From the integral role of the internet in our education system to the reliance on the internet for health information (and increasingly tele-medicine) to the massive use of the internet for business-to-business communications, internet use involves far more than cultural consumption. Yet the CRTC envisions the internet as little more than cable television and wants to implement a taxation system akin to that used for cable and satellite providers.

There are several significant problems with viewing the internet through the prism of a broadcasting system. First, the CRTC mistakenly thinks that since (a) it regulates broadcast and (b) broadcast is now the internet, then (c) it must now regulate the internet.
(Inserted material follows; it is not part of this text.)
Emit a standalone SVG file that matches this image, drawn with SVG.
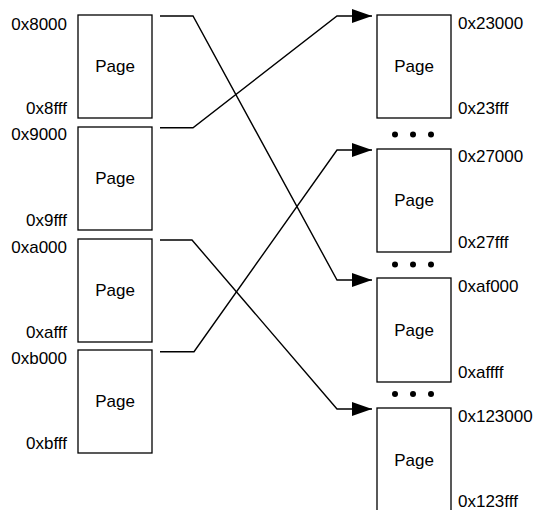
<svg xmlns="http://www.w3.org/2000/svg" width="539" height="510" viewBox="0 0 539 510">
  <defs>
    <marker id="arrow" markerUnits="userSpaceOnUse" markerWidth="20" markerHeight="14" refX="20" refY="7" orient="auto">
      <path d="M0,0 L20,7 L0,14 Z" fill="#000"/>
    </marker>
    <style>
      .page { fill: #fff; stroke: #000; stroke-width: 1.3; }
      .label { font-family: "Liberation Sans", Arial, sans-serif; font-size: 17px; fill: #000; }
      .mid { text-anchor: middle; }
      .end { text-anchor: end; }
      .link { fill: none; stroke: #000; stroke-width: 1.4; marker-end: url(#arrow); }
      .dot { fill: #000; }
    </style>
  </defs>
  <rect width="539" height="510" fill="#fff"/>

  <!-- virtual pages -->
  <g id="vpage-8000">
    <rect class="page" x="78" y="15" width="74" height="103"/>
    <text class="label mid" x="115" y="72">Page</text>
    <text class="label end" x="67" y="29.5">0x8000</text>
    <text class="label end" x="67" y="114">0x8fff</text>
  </g>
  <g id="vpage-9000">
    <rect class="page" x="78" y="127" width="74" height="103"/>
    <text class="label mid" x="115" y="184">Page</text>
    <text class="label end" x="67" y="140">0x9000</text>
    <text class="label end" x="67" y="226">0x9fff</text>
  </g>
  <g id="vpage-a000">
    <rect class="page" x="78" y="239" width="74" height="103"/>
    <text class="label mid" x="115" y="296">Page</text>
    <text class="label end" x="67" y="252.5">0xa000</text>
    <text class="label end" x="67" y="337.5">0xafff</text>
  </g>
  <g id="vpage-b000">
    <rect class="page" x="78" y="350" width="74" height="103"/>
    <text class="label mid" x="115" y="407">Page</text>
    <text class="label end" x="67" y="364">0xb000</text>
    <text class="label end" x="67" y="449">0xbfff</text>
  </g>

  <!-- physical frames -->
  <g id="frame-23000">
    <rect class="page" x="377" y="15" width="74" height="103"/>
    <text class="label mid" x="414" y="72">Page</text>
    <text class="label" x="458" y="29">0x23000</text>
    <text class="label" x="458" y="113.5">0x23fff</text>
  </g>
  <g id="gap-1">
    <circle class="dot" cx="395" cy="134.5" r="3"/>
    <circle class="dot" cx="413" cy="134.5" r="3"/>
    <circle class="dot" cx="431" cy="134.5" r="3"/>
  </g>
  <g id="frame-27000">
    <rect class="page" x="377" y="149" width="74" height="103"/>
    <text class="label mid" x="414" y="206">Page</text>
    <text class="label" x="458" y="162">0x27000</text>
    <text class="label" x="458" y="248">0x27fff</text>
  </g>
  <g id="gap-2">
    <circle class="dot" cx="395" cy="264.5" r="3"/>
    <circle class="dot" cx="413" cy="264.5" r="3"/>
    <circle class="dot" cx="431" cy="264.5" r="3"/>
  </g>
  <g id="frame-af000">
    <rect class="page" x="377" y="278" width="74" height="104"/>
    <text class="label mid" x="414" y="336">Page</text>
    <text class="label" x="458" y="292">0xaf000</text>
    <text class="label" x="458" y="377.5">0xaffff</text>
  </g>
  <g id="gap-3">
    <circle class="dot" cx="395" cy="394" r="3"/>
    <circle class="dot" cx="413" cy="394" r="3"/>
    <circle class="dot" cx="431" cy="394" r="3"/>
  </g>
  <g id="frame-123000">
    <rect class="page" x="377" y="408" width="74" height="104"/>
    <text class="label mid" x="414" y="466">Page</text>
    <text class="label" x="458" y="421.5">0x123000</text>
    <text class="label" x="458" y="507">0x123fff</text>
  </g>

  <!-- page table mappings -->
  <g id="connectors">
    <path class="link" d="M160,16 H193 L337,280 H372"/>
    <path class="link" d="M160,127.7 H193 L337,16 H372"/>
    <path class="link" d="M160,240 H192 L337,409 H372"/>
    <path class="link" d="M160,351.7 H194 L337,150 H372"/>
  </g>
</svg>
However, given that the internet is much more than just broadcast, the CRTC’s proposal means that it would attempt to regulate far more than the broadcasting sector.

The CRTC recommendation covers any audio or video services that touch Canada, presumably including foreign media organizations, podcasters and video-game makers. There is no reason to conclude that the commission should be entitled to regulate these entities, but that is precisely where its logic ultimately leads. Further, faced with the prospect of Canadian regulation, some of those services could decide to geo-block Canada, concluding that a relatively small market was not worth the regulatory costs and hassles.

Second, the taxation (or mandated contributions) for cable and broadcast to support Canadian content production are at least premised on the fact that a cable subscription provides little other than access to broadcast content. The internet offers a limitless array of possibilities that have nothing to do with broadcasting, however, rendering the policy link far more tenuous. Governments can (and do) support the creation of Canadian content through grants, tax credits, and other subsidies, but foisting support on a monthly internet or wireless bill stretches the definition of the conventional broadcast system beyond recognition.

Third, precisely because the internet is such an integral part of our daily lives, ensuring universal, affordable access is a competing policy goal that should not be so easily discarded. But the CRTC provides little more than an unconvincing assurance that the impact of new internet taxes will be “cost-neutral”, even though Canadians who only rely on internet access will clearly pay more under the proposed approach. The government has handed this policy conflict to its review panel, asking it to consider new ways to support the creation of Canadian content while at the same time confirming that it opposes an “approach that increases the cost of services to Canadians.”

The CRTC report suggests that the government and its review panel think they can have it both ways with new taxes but no new costs. Yet its proposed approach is grounded in the past, with an ill-fitting solution that wrongly expands the CRTC broadcast regulatory mandate and new taxation into every corner of the internet.